* **EXERCISE BRIEF**
Shown below is a listing with pictures; reproduce exactly, and only, the lines between the ones containing "Convert this chart to Plotly code." and "0.976, 0.978, 0.978]", inclusive, leaving the pictures out.

* **TASK MATERIAL**
((

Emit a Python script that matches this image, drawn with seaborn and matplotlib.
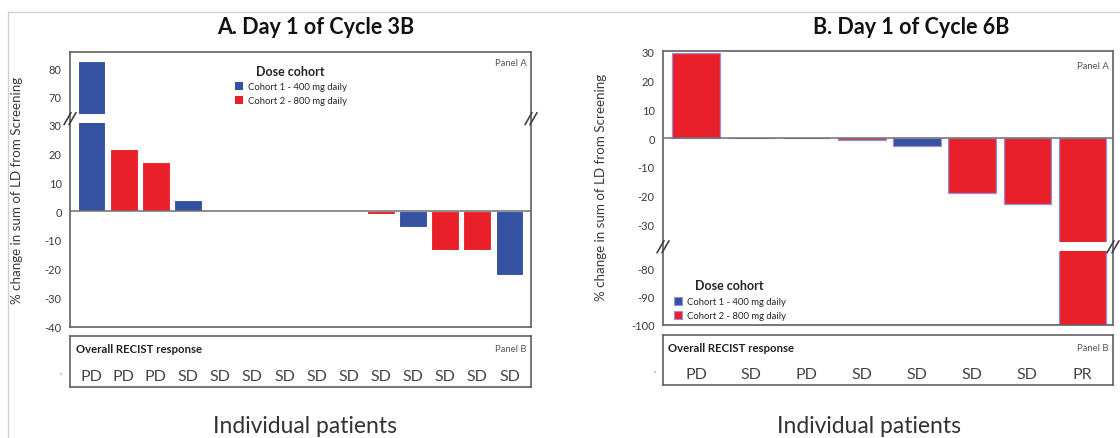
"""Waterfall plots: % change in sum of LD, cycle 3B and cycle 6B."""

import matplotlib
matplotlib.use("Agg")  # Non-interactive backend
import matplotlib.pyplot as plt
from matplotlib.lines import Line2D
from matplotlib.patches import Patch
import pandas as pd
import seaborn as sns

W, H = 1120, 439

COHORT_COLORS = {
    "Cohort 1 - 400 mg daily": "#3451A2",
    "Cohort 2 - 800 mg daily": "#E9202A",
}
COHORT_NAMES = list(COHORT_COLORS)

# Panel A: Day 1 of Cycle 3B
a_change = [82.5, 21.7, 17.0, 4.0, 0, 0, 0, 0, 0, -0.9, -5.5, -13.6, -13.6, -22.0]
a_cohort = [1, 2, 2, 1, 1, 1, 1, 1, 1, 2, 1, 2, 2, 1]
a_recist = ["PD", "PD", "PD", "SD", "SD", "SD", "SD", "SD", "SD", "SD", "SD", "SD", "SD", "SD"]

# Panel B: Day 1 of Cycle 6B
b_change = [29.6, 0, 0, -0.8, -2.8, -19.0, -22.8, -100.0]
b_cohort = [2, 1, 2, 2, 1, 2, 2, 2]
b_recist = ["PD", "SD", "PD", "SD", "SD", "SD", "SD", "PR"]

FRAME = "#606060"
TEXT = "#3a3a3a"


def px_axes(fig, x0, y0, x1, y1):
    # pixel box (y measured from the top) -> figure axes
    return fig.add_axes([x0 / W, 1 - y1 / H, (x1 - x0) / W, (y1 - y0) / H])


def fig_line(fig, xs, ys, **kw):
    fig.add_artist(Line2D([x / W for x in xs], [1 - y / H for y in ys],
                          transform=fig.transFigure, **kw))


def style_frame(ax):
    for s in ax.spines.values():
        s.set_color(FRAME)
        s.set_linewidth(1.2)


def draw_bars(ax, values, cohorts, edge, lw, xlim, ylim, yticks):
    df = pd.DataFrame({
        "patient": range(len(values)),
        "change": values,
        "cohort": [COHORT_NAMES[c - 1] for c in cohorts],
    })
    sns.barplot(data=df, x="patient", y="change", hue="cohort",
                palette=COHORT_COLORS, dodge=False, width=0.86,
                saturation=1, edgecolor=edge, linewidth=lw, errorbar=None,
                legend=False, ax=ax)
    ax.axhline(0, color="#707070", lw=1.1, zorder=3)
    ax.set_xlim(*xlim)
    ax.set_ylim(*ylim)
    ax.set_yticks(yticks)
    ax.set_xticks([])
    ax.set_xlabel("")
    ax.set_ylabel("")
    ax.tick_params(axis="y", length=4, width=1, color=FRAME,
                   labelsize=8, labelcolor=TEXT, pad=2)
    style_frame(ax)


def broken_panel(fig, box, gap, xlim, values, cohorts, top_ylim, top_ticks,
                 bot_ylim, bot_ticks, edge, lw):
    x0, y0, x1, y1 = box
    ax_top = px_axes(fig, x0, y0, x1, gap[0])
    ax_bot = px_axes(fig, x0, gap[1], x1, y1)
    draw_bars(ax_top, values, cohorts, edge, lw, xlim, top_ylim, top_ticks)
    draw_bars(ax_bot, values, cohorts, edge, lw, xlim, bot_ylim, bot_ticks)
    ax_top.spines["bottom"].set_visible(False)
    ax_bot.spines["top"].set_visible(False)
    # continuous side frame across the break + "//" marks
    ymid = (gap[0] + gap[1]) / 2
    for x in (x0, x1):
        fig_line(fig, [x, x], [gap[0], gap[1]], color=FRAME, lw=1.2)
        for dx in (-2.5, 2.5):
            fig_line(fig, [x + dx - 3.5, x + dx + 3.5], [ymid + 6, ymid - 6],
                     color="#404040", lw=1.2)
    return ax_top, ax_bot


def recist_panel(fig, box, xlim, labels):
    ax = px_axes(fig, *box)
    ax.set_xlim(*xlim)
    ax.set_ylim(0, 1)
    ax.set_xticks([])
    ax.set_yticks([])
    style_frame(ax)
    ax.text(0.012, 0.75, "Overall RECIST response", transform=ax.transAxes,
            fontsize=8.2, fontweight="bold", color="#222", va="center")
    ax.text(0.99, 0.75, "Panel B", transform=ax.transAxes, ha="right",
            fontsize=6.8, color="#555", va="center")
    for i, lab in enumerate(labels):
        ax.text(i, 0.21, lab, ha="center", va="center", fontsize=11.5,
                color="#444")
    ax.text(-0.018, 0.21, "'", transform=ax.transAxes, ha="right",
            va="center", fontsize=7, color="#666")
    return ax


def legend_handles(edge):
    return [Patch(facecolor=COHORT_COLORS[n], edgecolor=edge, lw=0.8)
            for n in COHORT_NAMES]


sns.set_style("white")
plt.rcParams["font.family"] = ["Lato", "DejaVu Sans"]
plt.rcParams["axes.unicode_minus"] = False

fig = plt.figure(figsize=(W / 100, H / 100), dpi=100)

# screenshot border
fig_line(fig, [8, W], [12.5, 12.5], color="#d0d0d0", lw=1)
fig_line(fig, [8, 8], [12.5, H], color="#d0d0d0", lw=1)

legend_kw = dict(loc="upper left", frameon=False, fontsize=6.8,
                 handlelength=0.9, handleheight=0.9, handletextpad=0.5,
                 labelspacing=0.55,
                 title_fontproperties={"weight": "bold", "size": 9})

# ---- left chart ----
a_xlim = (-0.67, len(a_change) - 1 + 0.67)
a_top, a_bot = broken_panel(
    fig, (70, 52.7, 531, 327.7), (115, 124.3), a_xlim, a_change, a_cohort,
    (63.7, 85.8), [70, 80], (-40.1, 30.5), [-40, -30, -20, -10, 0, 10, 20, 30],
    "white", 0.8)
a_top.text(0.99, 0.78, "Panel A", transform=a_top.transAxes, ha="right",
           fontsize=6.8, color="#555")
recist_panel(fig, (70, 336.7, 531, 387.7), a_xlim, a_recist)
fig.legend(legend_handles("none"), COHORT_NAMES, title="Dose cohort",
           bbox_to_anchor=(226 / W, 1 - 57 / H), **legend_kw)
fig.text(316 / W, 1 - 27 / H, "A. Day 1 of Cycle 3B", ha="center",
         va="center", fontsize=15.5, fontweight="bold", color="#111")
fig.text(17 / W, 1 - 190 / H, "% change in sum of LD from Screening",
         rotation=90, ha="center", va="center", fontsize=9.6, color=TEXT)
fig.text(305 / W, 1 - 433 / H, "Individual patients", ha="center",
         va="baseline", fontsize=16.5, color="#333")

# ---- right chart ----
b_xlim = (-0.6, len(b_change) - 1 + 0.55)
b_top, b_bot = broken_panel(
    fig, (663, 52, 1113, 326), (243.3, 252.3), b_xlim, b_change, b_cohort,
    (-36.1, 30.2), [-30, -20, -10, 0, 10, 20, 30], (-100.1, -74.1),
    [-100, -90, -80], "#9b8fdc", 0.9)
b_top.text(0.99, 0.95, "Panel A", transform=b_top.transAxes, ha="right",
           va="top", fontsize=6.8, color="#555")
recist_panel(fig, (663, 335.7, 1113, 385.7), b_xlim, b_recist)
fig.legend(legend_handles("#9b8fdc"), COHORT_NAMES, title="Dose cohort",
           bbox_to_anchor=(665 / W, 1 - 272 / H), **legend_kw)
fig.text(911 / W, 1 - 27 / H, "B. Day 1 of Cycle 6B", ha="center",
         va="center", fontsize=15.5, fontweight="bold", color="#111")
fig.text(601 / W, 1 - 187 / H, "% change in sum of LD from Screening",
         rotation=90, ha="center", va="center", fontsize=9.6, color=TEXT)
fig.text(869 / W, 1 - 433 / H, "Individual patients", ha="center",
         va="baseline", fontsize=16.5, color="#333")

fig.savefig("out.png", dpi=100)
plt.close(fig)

))
((

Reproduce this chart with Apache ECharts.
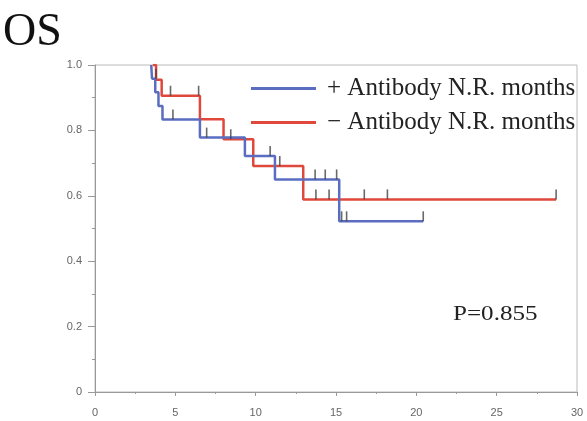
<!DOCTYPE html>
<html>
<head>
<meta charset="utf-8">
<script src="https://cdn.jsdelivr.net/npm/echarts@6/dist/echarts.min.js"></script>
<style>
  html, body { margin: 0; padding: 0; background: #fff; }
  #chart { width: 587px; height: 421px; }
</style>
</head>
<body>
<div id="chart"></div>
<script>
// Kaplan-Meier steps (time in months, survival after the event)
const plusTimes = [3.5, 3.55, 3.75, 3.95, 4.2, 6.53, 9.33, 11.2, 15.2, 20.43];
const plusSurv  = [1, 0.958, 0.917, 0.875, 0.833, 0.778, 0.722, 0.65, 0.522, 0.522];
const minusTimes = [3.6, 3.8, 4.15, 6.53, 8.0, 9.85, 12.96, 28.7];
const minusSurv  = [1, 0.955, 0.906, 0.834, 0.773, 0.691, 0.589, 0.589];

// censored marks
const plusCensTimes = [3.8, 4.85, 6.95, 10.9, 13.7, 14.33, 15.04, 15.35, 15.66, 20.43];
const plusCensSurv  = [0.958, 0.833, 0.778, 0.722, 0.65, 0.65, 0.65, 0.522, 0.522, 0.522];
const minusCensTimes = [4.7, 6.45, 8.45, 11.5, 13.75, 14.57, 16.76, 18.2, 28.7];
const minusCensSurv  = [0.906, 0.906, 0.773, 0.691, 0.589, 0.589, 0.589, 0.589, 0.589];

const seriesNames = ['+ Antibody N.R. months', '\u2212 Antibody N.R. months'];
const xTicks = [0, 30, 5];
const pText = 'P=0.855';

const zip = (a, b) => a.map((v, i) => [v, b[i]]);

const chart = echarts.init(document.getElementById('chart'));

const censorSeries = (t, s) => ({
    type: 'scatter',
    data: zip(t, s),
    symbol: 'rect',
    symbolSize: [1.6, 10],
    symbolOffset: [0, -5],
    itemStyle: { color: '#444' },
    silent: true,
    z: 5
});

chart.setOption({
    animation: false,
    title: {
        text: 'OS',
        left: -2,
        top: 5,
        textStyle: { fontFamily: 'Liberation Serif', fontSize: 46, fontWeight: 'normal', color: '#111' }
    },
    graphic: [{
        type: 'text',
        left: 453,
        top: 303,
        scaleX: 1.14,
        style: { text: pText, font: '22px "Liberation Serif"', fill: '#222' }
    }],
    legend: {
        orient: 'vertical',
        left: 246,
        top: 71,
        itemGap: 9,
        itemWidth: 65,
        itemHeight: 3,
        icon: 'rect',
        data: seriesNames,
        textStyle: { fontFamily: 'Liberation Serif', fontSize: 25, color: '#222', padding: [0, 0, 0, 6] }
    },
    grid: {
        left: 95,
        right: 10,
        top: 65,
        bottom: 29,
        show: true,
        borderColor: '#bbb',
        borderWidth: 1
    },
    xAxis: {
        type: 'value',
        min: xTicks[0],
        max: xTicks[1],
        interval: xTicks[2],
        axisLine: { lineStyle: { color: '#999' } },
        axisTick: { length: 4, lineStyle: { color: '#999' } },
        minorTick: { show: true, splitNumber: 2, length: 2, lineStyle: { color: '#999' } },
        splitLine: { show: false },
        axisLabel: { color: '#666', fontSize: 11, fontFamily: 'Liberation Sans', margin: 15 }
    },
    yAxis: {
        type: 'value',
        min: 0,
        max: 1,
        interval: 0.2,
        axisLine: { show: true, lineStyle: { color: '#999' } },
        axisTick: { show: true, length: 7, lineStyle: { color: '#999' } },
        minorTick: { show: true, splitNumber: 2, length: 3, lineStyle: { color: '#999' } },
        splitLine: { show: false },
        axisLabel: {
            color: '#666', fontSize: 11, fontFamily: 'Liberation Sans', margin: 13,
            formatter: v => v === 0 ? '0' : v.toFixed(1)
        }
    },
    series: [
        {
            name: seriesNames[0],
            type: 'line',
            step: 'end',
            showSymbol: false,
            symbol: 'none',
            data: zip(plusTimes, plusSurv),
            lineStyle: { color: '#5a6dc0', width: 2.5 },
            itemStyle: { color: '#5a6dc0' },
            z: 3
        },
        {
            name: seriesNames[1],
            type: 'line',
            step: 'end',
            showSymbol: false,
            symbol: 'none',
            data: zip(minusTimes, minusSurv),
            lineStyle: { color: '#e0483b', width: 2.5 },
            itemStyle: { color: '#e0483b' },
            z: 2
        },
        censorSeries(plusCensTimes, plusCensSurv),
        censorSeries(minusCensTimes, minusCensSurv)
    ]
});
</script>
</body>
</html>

))
((

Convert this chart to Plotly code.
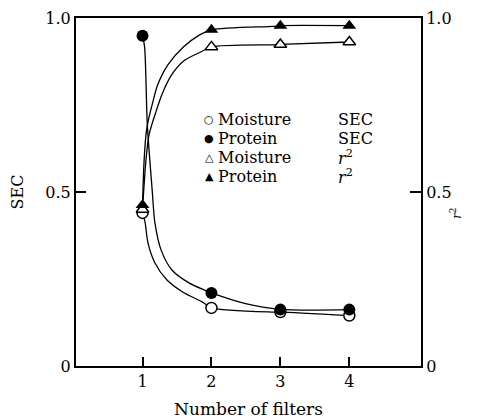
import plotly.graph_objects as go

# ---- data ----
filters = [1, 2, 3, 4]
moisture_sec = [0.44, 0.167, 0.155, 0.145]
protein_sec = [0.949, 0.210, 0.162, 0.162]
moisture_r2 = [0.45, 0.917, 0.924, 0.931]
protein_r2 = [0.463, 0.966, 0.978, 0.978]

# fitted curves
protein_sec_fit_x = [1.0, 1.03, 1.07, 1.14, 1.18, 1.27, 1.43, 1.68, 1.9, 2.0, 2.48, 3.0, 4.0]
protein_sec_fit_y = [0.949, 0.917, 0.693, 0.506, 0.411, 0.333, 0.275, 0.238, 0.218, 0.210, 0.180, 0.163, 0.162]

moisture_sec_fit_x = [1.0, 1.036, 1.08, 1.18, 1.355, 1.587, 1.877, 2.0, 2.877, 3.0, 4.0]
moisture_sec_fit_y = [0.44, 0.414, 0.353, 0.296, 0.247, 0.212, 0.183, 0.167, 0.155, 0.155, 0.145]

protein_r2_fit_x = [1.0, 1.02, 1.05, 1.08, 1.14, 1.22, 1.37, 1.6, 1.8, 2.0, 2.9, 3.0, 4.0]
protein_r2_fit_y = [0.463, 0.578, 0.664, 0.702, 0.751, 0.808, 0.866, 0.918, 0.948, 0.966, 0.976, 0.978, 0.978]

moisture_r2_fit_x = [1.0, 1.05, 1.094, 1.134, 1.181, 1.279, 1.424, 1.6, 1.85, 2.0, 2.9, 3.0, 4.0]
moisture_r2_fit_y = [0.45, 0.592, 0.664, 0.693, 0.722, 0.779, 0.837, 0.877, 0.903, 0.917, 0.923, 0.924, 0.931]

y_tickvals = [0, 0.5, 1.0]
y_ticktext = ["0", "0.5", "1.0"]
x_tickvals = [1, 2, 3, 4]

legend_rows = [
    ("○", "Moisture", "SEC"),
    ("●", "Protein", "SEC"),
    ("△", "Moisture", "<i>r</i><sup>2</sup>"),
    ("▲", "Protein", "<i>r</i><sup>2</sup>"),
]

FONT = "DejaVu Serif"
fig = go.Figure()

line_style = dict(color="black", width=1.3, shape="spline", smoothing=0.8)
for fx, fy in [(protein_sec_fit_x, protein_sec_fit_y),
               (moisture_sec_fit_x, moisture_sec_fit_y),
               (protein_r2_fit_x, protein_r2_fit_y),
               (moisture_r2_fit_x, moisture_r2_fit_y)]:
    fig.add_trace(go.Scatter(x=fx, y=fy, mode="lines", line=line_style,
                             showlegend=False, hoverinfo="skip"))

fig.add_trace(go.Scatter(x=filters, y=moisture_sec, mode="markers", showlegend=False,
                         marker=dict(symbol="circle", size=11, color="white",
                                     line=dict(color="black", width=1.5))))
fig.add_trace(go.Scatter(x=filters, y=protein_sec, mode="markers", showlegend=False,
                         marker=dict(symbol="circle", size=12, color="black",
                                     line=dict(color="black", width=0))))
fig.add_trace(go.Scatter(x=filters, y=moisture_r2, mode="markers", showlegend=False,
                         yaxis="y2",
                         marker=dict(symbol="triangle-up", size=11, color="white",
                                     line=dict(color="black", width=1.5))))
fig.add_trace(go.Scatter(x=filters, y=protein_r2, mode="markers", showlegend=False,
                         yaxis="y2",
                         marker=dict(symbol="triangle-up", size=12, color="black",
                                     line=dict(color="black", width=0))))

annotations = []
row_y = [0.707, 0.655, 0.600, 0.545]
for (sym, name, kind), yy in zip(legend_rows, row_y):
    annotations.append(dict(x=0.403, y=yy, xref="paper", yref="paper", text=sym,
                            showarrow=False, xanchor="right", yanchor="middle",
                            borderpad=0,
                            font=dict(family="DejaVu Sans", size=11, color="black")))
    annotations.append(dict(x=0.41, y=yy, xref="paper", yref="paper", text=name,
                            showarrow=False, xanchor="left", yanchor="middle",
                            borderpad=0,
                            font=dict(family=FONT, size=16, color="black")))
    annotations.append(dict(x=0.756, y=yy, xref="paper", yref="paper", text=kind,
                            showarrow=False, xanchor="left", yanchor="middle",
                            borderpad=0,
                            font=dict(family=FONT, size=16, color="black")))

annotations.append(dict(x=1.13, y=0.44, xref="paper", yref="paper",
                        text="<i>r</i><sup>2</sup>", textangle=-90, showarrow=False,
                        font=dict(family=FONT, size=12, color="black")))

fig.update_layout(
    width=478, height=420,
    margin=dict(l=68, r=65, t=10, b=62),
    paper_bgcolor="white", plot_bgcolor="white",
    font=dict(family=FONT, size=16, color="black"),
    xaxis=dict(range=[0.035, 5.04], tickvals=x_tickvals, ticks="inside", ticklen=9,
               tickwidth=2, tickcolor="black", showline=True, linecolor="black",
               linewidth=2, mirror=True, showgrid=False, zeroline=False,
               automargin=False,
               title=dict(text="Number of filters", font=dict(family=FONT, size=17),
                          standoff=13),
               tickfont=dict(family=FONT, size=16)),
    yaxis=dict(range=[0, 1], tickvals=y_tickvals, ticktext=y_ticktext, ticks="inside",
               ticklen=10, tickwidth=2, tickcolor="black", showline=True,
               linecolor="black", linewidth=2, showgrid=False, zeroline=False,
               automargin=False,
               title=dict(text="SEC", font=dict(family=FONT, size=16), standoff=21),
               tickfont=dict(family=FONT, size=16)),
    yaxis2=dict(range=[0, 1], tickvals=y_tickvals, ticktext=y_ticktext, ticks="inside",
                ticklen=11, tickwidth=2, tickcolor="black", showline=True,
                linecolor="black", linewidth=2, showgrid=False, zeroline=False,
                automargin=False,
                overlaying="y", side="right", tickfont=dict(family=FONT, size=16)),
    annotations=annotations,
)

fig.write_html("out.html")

))

* **THE REPLY**
Convert this chart to Plotly code.
import plotly.graph_objects as go

# ---- data ----
filters = [1, 2, 3, 4]
moisture_sec = [0.44, 0.167, 0.155, 0.145]
protein_sec = [0.949, 0.210, 0.162, 0.162]
moisture_r2 = [0.45, 0.917, 0.924, 0.931]
protein_r2 = [0.463, 0.966, 0.978, 0.978]

# fitted curves
protein_sec_fit_x = [1.0, 1.03, 1.07, 1.14, 1.18, 1.27, 1.43, 1.68, 1.9, 2.0, 2.48, 3.0, 4.0]
protein_sec_fit_y = [0.949, 0.917, 0.693, 0.506, 0.411, 0.333, 0.275, 0.238, 0.218, 0.210, 0.180, 0.163, 0.162]

moisture_sec_fit_x = [1.0, 1.036, 1.08, 1.18, 1.355, 1.587, 1.877, 2.0, 2.877, 3.0, 4.0]
moisture_sec_fit_y = [0.44, 0.414, 0.353, 0.296, 0.247, 0.212, 0.183, 0.167, 0.155, 0.155, 0.145]

protein_r2_fit_x = [1.0, 1.02, 1.05, 1.08, 1.14, 1.22, 1.37, 1.6, 1.8, 2.0, 2.9, 3.0, 4.0]
protein_r2_fit_y = [0.463, 0.578, 0.664, 0.702, 0.751, 0.808, 0.866, 0.918, 0.948, 0.966, 0.976, 0.978, 0.978]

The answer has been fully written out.